The Basics of Transfer Station Operations

Here's some insight into the day-to-day operations of a transfer station:

  • Arrivals and scale: Inbound commercial vehicles are first directed to the scale house. Loads are weighed, and tippage fees are assessed as applicable. If a transfer station allows the public also to drop off solid waste, there may be a separate queue and scale for this purpose.
  • Tipping, processing, and reloading: Vehicles are unloaded at the main transfer building. Solid waste may be dropped onto the floor, into a pit, or immediately onto another vehicle. During this process, transfer station employees will screen the waste for any unauthorized materials. Compactors are used at some transfer stations to compact waste and thereby increase the payload of outbound trailers.
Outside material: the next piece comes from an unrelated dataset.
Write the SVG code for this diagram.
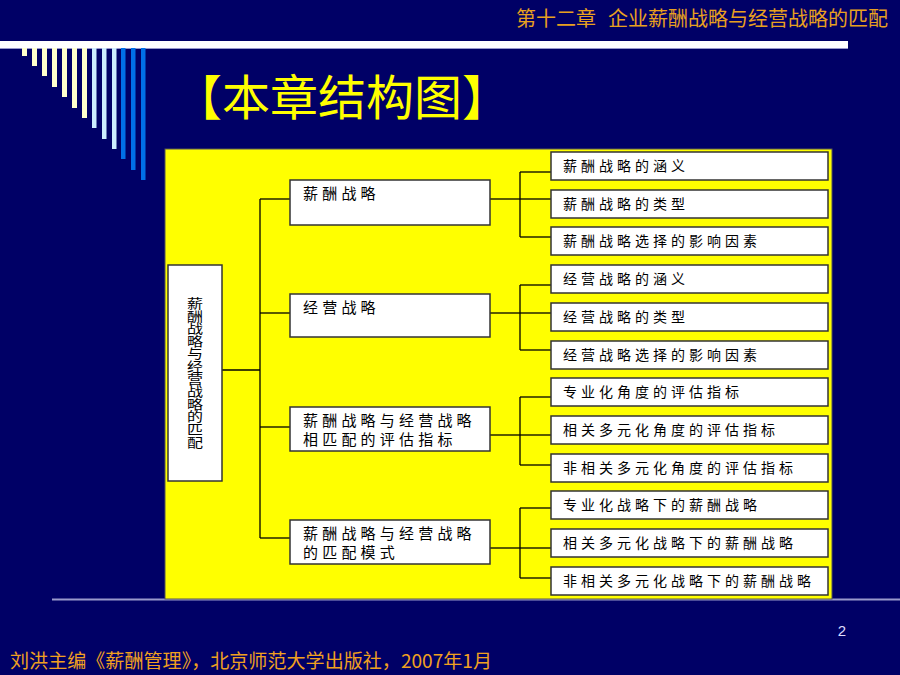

  • Facility: The facility typically includes a scale location and an enclosed building where tippage and transfer take place. The property requires adequate space to facilitate the queuing of vehicles at the scale and the main building. As well, there should be space to accommodate the parking of outbound transfer trailers. Additional property will be required for staging unacceptable garbage. Some waste transfer stations provide space for the public to drop off green waste or other approved recyclables.
  • Basic equipment: Aside from scales, transfer stations typically use equipment such as front-end loaders, cranes, conveyors, walking floors, and compactors.
  • Staffing: Waste transfer stations require customer service and scale house operators, traffic controllers, equipment operators, maintenance mechanics, as well as other technical and management staff.